Gave myself a steam facial* today
*opened a bag of freshly popped popcorn too close to my face
Welcome to middle age. You now take pictures of instructions so you can enlarge them.
😂😅😂
I hope they don’t ban TikTok because it’s the only thing keeping my wife awake when we watch Netflix.
[first day in prison]
“I need to speak to management. There is no way I can use this generic bar soap on my face.”
me, turning into a werewolf: get out of here. it’s not safe
girl: [holding a tennis ball behind back] i think i’ll b fine lmao
Her: ‘Are you listening to a word I’m saying?!’
Me: ‘Sounds like a plan.’
“The best eggs are stolen,” I said.
“Poached,” my wife corrected. “Poached.”
“Cloudy With a Chance of Meatballs” could also describe every menu item at Olive Garden.
Similar to how tennis has different surfaces, swimming should have different liquids i. e. 50m chowder, 100m Greek yoghurt, relay spf 50 sun block
Teleportation seems like an awesome idea until Creepy Stan from down the street is suddenly washing your back in the shower.
Me: Bed time
Hotel room: Good luck turning the lights off
Me: Easy. This one
Hotel: No. Bed light
Me: This one?
Hotel: Desk light
Me: This one?
Hotel: LOL You just turned on the curtain lights
Me: WTF? And that light in the wardrobe?
Hotel: 2400lux stadium lighting
Alarm: wake up
Pro-tip Ladies, try to refrain from plucking that one crazy hair from his nose while he’s sleeping. He won’t think it’s as funny as you do.
My husband just announced he cleaned the bathroom.
In related news, my husband doesn’t know the definition of either “clean” or “bathroom.”
A boomerang is just a frisbee for loners.
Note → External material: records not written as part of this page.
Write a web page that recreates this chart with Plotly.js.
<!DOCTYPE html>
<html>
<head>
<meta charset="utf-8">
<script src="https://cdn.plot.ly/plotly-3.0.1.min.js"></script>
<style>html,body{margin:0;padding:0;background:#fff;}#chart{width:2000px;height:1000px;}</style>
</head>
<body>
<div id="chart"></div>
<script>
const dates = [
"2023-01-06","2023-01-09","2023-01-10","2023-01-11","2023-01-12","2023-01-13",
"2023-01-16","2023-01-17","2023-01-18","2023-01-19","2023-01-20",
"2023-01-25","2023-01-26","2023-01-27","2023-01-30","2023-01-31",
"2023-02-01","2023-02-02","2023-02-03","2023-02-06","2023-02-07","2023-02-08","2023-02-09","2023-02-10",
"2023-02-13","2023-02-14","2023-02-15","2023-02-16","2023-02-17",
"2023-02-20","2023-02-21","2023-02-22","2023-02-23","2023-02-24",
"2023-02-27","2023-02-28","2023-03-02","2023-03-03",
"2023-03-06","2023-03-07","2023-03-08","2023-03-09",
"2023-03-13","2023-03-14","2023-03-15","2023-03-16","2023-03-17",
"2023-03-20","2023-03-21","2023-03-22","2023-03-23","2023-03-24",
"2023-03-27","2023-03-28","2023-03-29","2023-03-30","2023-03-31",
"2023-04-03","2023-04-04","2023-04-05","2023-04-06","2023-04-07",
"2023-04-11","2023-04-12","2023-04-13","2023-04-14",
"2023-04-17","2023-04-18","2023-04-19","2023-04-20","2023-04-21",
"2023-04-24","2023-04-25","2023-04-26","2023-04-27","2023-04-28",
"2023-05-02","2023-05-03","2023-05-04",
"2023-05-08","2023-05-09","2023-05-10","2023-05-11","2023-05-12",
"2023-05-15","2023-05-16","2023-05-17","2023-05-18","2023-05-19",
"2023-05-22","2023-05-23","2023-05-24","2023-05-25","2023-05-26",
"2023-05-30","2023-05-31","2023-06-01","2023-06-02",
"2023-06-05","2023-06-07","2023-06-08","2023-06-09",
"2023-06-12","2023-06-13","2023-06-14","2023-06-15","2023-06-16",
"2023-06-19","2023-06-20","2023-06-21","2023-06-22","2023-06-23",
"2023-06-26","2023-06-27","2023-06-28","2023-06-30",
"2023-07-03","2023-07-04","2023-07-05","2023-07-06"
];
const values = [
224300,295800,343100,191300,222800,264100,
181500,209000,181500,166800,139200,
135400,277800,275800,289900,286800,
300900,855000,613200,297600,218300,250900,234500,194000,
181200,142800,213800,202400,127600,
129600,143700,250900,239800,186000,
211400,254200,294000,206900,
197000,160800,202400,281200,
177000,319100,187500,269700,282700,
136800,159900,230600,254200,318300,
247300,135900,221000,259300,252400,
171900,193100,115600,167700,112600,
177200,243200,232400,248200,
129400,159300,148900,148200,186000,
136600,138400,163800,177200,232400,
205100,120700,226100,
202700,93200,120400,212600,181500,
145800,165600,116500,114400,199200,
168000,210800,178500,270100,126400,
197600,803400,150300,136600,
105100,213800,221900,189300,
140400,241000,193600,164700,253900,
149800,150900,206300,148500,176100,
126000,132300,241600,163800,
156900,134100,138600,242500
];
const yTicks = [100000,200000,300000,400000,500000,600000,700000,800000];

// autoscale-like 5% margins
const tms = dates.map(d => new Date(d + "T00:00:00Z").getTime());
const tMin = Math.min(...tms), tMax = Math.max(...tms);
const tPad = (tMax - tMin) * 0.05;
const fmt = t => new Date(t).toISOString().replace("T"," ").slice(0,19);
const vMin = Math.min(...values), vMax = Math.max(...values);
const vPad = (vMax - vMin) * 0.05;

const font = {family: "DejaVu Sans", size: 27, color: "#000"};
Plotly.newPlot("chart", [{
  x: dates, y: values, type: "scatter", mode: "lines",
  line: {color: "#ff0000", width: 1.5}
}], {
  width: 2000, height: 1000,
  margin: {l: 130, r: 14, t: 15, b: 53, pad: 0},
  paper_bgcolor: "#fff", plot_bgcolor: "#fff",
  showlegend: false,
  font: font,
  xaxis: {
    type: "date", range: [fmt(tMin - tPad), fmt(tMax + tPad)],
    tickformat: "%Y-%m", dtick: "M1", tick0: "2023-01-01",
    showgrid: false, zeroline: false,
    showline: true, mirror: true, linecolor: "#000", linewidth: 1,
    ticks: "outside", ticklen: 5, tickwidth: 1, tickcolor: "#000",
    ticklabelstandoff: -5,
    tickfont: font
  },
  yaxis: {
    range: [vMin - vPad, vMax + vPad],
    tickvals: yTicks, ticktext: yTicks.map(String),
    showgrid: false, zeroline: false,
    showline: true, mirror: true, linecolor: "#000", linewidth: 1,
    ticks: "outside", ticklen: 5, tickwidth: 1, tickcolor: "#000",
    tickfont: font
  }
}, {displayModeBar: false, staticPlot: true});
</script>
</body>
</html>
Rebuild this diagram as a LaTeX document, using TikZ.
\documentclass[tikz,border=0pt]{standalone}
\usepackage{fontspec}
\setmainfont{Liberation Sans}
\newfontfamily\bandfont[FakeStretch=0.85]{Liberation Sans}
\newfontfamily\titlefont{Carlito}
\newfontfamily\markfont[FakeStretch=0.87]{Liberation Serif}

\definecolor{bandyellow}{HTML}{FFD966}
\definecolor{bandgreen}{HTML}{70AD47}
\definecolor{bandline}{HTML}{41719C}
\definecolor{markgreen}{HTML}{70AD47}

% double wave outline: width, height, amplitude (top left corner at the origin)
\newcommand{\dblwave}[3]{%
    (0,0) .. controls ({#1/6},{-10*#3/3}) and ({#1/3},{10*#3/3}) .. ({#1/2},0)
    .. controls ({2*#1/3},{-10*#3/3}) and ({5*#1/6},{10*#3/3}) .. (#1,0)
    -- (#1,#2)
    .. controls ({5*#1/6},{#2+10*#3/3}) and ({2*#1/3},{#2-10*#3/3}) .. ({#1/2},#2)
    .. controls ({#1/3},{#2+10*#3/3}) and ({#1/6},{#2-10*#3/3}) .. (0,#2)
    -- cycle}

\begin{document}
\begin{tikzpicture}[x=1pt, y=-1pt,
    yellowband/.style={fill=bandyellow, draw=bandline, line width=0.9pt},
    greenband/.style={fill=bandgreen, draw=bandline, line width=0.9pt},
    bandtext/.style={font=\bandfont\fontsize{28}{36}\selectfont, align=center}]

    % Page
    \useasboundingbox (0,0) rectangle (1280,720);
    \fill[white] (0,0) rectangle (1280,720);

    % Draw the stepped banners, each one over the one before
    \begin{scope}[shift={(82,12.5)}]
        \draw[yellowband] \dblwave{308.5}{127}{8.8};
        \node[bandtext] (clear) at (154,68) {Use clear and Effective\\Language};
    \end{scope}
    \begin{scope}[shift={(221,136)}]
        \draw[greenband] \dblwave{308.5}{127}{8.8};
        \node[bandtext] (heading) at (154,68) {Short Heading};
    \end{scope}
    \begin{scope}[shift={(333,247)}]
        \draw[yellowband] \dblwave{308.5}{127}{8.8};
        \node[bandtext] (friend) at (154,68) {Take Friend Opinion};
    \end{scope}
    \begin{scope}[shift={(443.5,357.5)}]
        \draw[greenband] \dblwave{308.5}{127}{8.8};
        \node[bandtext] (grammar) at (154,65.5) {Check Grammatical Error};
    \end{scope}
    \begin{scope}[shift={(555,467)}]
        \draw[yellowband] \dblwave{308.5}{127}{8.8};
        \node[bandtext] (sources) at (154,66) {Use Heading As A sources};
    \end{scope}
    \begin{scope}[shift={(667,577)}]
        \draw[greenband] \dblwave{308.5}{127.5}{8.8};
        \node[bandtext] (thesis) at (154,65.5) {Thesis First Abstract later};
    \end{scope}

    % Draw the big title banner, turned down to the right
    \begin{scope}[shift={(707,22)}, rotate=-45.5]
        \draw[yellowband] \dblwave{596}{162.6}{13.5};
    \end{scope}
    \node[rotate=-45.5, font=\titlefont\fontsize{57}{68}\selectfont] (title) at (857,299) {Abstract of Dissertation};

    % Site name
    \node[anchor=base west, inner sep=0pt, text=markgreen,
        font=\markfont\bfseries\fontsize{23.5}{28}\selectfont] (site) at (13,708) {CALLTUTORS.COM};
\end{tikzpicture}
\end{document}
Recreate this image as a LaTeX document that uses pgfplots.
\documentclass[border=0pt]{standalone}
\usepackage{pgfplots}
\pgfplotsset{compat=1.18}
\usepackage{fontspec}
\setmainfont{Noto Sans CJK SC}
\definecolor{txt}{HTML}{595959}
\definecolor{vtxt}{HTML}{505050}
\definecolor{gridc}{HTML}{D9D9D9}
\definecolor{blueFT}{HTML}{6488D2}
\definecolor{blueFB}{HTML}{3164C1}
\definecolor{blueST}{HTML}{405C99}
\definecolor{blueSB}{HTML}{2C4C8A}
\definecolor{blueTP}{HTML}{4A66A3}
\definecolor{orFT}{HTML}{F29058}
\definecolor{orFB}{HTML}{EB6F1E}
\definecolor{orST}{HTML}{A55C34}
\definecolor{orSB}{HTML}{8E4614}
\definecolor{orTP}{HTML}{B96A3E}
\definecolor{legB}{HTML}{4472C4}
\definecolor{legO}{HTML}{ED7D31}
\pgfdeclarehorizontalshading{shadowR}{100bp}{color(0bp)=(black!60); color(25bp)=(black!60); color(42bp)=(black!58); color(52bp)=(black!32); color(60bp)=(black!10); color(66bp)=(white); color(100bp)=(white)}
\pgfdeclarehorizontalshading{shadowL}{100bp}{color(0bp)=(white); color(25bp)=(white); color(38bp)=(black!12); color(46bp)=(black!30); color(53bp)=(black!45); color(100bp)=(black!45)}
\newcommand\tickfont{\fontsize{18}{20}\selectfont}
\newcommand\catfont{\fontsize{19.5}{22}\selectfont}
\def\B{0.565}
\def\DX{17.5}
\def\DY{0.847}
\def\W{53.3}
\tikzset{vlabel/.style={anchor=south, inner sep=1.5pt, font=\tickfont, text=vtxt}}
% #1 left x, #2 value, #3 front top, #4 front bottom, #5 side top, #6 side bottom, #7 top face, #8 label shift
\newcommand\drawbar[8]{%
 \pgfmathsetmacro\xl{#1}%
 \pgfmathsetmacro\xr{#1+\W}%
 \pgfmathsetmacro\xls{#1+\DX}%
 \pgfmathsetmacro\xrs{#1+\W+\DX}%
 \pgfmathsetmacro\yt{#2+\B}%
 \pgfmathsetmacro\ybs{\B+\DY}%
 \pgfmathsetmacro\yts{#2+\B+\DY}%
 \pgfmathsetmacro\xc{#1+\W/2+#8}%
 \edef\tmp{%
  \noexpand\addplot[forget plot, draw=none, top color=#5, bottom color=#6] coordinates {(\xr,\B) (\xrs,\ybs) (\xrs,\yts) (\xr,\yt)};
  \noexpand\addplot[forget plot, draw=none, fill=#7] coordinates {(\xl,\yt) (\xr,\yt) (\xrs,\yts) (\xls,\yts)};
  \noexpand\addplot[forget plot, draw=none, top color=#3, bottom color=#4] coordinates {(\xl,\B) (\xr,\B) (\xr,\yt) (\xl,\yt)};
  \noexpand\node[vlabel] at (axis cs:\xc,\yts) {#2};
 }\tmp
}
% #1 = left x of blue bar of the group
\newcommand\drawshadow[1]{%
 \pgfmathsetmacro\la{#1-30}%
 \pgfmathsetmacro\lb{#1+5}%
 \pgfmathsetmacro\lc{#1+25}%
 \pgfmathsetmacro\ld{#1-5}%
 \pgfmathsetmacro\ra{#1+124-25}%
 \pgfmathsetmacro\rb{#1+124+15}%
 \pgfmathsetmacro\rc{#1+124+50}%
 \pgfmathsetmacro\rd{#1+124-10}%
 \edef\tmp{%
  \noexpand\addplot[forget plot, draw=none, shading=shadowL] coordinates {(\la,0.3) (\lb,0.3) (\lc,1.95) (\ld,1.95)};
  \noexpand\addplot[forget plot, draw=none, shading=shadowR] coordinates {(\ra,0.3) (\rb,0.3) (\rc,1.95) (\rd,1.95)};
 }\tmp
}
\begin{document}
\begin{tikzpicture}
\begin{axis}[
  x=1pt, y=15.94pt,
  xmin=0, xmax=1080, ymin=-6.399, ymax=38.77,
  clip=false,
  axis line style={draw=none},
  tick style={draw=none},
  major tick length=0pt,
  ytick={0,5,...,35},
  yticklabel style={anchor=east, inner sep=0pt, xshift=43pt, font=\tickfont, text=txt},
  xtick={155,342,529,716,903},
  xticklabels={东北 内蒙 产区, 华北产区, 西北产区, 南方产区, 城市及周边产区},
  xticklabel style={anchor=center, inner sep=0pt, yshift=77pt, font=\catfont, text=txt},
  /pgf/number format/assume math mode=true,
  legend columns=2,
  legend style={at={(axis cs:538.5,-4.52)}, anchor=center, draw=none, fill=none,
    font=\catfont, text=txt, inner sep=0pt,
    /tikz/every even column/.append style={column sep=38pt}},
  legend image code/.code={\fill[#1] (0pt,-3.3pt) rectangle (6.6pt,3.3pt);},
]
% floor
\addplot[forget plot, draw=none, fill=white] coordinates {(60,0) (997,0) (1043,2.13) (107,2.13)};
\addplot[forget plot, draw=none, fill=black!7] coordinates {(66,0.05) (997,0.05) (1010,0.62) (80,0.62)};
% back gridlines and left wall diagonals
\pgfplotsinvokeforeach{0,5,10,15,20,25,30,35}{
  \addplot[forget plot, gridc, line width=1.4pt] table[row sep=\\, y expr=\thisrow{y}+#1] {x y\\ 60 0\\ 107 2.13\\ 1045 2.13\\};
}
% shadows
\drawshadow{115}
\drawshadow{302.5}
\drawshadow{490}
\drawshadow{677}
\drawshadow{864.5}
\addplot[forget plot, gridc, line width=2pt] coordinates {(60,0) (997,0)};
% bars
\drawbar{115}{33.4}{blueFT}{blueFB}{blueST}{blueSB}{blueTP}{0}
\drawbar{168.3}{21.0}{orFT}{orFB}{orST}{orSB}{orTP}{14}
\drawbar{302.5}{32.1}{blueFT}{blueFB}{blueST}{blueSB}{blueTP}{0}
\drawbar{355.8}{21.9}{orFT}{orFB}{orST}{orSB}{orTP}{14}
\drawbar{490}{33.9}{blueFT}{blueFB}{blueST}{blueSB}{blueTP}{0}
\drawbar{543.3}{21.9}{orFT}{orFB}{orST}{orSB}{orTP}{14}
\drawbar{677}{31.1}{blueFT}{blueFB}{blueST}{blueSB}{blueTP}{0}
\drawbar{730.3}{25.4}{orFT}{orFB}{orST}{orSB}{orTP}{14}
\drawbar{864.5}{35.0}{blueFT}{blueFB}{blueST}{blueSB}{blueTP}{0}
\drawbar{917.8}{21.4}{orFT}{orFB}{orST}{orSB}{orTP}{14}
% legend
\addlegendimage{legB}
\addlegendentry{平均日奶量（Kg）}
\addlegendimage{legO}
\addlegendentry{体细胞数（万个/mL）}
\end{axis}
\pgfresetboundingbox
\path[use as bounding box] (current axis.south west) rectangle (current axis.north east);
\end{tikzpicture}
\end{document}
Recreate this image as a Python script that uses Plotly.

Me: What’s your favorite color?
Him: That depends. What is the color of your eyes?
Me: Awww. You are so sweet. Green.
Him: I love blue.
I’m unpredictable. Like a dad on a field trip.
Nepobaby? Why, yes, I am, my father was Prom and Homecoming King in a town of 300, I can still get a discount at the local Ace Hardware if Steve is working.